--- begin ---

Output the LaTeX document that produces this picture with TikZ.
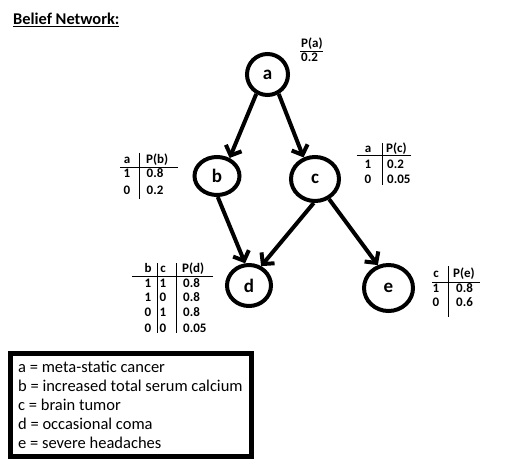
\documentclass[tikz,border=0pt]{standalone}
\usepackage{fontspec}
\setmainfont{Carlito}
\usetikzlibrary{shapes.geometric,arrows.meta}
\begin{document}
\begin{tikzpicture}[x=1pt,y=-1pt,
  nd/.style={draw, ellipse, line width=4pt, inner sep=0pt, font=\fontsize{19}{21}\selectfont\bfseries},
  arr/.style={line width=4pt, -{Straight Barb[length=8pt,width=17pt]}},
  tv/.style={font=\fontsize{13}{15}\selectfont\bfseries, inner sep=0pt, anchor=base west},
  tc/.style={font=\fontsize{13}{15}\selectfont\bfseries, inner sep=0pt, anchor=base},
  rl/.style={line width=1pt},
  lg/.style={font=\fontsize{16.5}{19}\selectfont, inner sep=0pt, anchor=base west}]
\useasboundingbox (0,0) rectangle (508,473);

% title
\node[font=\fontsize{16.4}{19}\selectfont\bfseries, inner sep=0pt, anchor=base west] (title) at (13,25) {\underline{Belief Network:}};

% nodes
\node[nd, minimum width=41pt, minimum height=41pt] (a) at (267.5,74.5) {a};
\node[nd, minimum width=45pt, minimum height=38pt] (b) at (217,176) {b};
\node[nd, minimum width=48pt, minimum height=44pt] (c) at (315,179) {c};
\node[nd, minimum width=44pt, minimum height=41pt] (d) at (249,285.5) {d};
\node[nd, minimum width=49pt, minimum height=46pt] (e) at (388.5,288) {e};

% edges
\draw[arr] (a.240) -- (b.55);
\draw[arr] (a.-60) -- (c.118);
\draw[arr] (b.-88) -- (d.100);
\draw[arr] (c.-93) -- (d.58);
\draw[arr] (c.-55) -- (e.115);

% table a
\node[tv] (ta0) at (301,48) {P(a)};
\draw[rl] (300,52) -- (323,52);
\node[tv] (ta1) at (301,62) {0.2};

% table b
\node[tc] (tb00) at (127,164) {a};
\node[tv] (tb01) at (146,164) {P(b)};
\node[tc] (tb10) at (127,178) {1};
\node[tv] (tb11) at (146.5,178) {0.8};
\node[tc] (tb20) at (127,194) {0};
\node[tv] (tb21) at (146.5,194) {0.2};
\draw[rl] (139,153) -- (139,199);
\draw[rl] (120,168) -- (178,168);

% table c
\node[tc] (tcc00) at (368,153) {a};
\node[tv] (tcc01) at (386,153) {P(c)};
\node[tc] (tcc10) at (368,168) {1};
\node[tv] (tcc11) at (387,168) {0.2};
\node[tc] (tcc20) at (368,183) {0};
\node[tv] (tcc21) at (387,183) {0.05};
\draw[rl] (382,143) -- (382,185);
\draw[rl] (357,156) -- (411,156);

% table d
\node[tc] (td00) at (148,272) {b};
\node[tc] (td01) at (163,272) {c};
\node[tv] (td02) at (182,272) {P(d)};
\node[tc] (td10) at (148,287) {1};
\node[tc] (td11) at (163,287) {1};
\node[tv] (td12) at (183,287) {0.8};
\node[tc] (td20) at (148,301) {1};
\node[tc] (td21) at (163,301) {0};
\node[tv] (td22) at (183,301) {0.8};
\node[tc] (td30) at (148,316) {0};
\node[tc] (td31) at (163,316) {1};
\node[tv] (td32) at (183,316) {0.8};
\node[tc] (td40) at (148,332) {0};
\node[tc] (td41) at (163,332) {0};
\node[tv] (td42) at (183,332) {0.05};
\draw[rl] (157,263) -- (157,333);
\draw[rl] (176,263) -- (176,333);
\draw[rl] (132,276) -- (213,276);

% table e
\node[tc] (te00) at (436,277) {c};
\node[tv] (te01) at (453,277) {P(e)};
\node[tc] (te10) at (436,292) {1};
\node[tv] (te11) at (456,292) {0.8};
\node[tc] (te20) at (436,306) {0};
\node[tv] (te21) at (456,306) {0.6};
\draw[rl] (448,266) -- (448,317);
\draw[rl] (432,282) -- (480,282);

% legend
\node[draw, line width=5pt, minimum width=241pt, minimum height=103pt, inner sep=0pt, outer sep=0pt, anchor=north west] (legend) at (10,353.5) {};
\node[lg] (l1) at (18,372) {a = meta-static cancer};
\node[lg] (l2) at (18,391) {b = increased total serum calcium};
\node[lg] (l3) at (18,410) {c = brain tumor};
\node[lg] (l4) at (18,429) {d = occasional coma};
\node[lg] (l5) at (18,448) {e = severe headaches};
\end{tikzpicture}
\end{document}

--- end ---

* PROMPT: Repeat the listing above exactly, with no pictures.

* RESULT BELOW:
Output the LaTeX document that produces this picture with TikZ.
\documentclass[tikz,border=0pt]{standalone}
\usepackage{fontspec}
\setmainfont{Carlito}
\usetikzlibrary{shapes.geometric,arrows.meta}
\begin{document}
\begin{tikzpicture}[x=1pt,y=-1pt,
  nd/.style={draw, ellipse, line width=4pt, inner sep=0pt, font=\fontsize{19}{21}\selectfont\bfseries},
  arr/.style={line width=4pt, -{Straight Barb[length=8pt,width=17pt]}},
  tv/.style={font=\fontsize{13}{15}\selectfont\bfseries, inner sep=0pt, anchor=base west},
  tc/.style={font=\fontsize{13}{15}\selectfont\bfseries, inner sep=0pt, anchor=base},
  rl/.style={line width=1pt},
  lg/.style={font=\fontsize{16.5}{19}\selectfont, inner sep=0pt, anchor=base west}]
\useasboundingbox (0,0) rectangle (508,473);

% title
\node[font=\fontsize{16.4}{19}\selectfont\bfseries, inner sep=0pt, anchor=base west] (title) at (13,25) {\underline{Belief Network:}};

% nodes
\node[nd, minimum width=41pt, minimum height=41pt] (a) at (267.5,74.5) {a};
\node[nd, minimum width=45pt, minimum height=38pt] (b) at (217,176) {b};
\node[nd, minimum width=48pt, minimum height=44pt] (c) at (315,179) {c};
\node[nd, minimum width=44pt, minimum height=41pt] (d) at (249,285.5) {d};
\node[nd, minimum width=49pt, minimum height=46pt] (e) at (388.5,288) {e};

% edges
\draw[arr] (a.240) -- (b.55);
\draw[arr] (a.-60) -- (c.118);
\draw[arr] (b.-88) -- (d.100);
\draw[arr] (c.-93) -- (d.58);
\draw[arr] (c.-55) -- (e.115);

% table a
\node[tv] (ta0) at (301,48) {P(a)};
\draw[rl] (300,52) -- (323,52);
\node[tv] (ta1) at (301,62) {0.2};

% table b
\node[tc] (tb00) at (127,164) {a};
\node[tv] (tb01) at (146,164) {P(b)};
\node[tc] (tb10) at (127,178) {1};
\node[tv] (tb11) at (146.5,178) {0.8};
\node[tc] (tb20) at (127,194) {0};
\node[tv] (tb21) at (146.5,194) {0.2};
\draw[rl] (139,153) -- (139,199);
\draw[rl] (120,168) -- (178,168);

% table c
\node[tc] (tcc00) at (368,153) {a};
\node[tv] (tcc01) at (386,153) {P(c)};
\node[tc] (tcc10) at (368,168) {1};
\node[tv] (tcc11) at (387,168) {0.2};
\node[tc] (tcc20) at (368,183) {0};
\node[tv] (tcc21) at (387,183) {0.05};
\draw[rl] (382,143) -- (382,185);
\draw[rl] (357,156) -- (411,156);

% table d
\node[tc] (td00) at (148,272) {b};
\node[tc] (td01) at (163,272) {c};
\node[tv] (td02) at (182,272) {P(d)};
\node[tc] (td10) at (148,287) {1};
\node[tc] (td11) at (163,287) {1};
\node[tv] (td12) at (183,287) {0.8};
\node[tc] (td20) at (148,301) {1};
\node[tc] (td21) at (163,301) {0};
\node[tv] (td22) at (183,301) {0.8};
\node[tc] (td30) at (148,316) {0};
\node[tc] (td31) at (163,316) {1};
\node[tv] (td32) at (183,316) {0.8};
\node[tc] (td40) at (148,332) {0};
\node[tc] (td41) at (163,332) {0};
\node[tv] (td42) at (183,332) {0.05};
\draw[rl] (157,263) -- (157,333);
\draw[rl] (176,263) -- (176,333);
\draw[rl] (132,276) -- (213,276);

% table e
\node[tc] (te00) at (436,277) {c};
\node[tv] (te01) at (453,277) {P(e)};
\node[tc] (te10) at (436,292) {1};
\node[tv] (te11) at (456,292) {0.8};
\node[tc] (te20) at (436,306) {0};
\node[tv] (te21) at (456,306) {0.6};
\draw[rl] (448,266) -- (448,317);
\draw[rl] (432,282) -- (480,282);

% legend
\node[draw, line width=5pt, minimum width=241pt, minimum height=103pt, inner sep=0pt, outer sep=0pt, anchor=north west] (legend) at (10,353.5) {};
\node[lg] (l1) at (18,372) {a = meta-static cancer};
\node[lg] (l2) at (18,391) {b = increased total serum calcium};
\node[lg] (l3) at (18,410) {c = brain tumor};
\node[lg] (l4) at (18,429) {d = occasional coma};
\node[lg] (l5) at (18,448) {e = severe headaches};
\end{tikzpicture}
\end{document}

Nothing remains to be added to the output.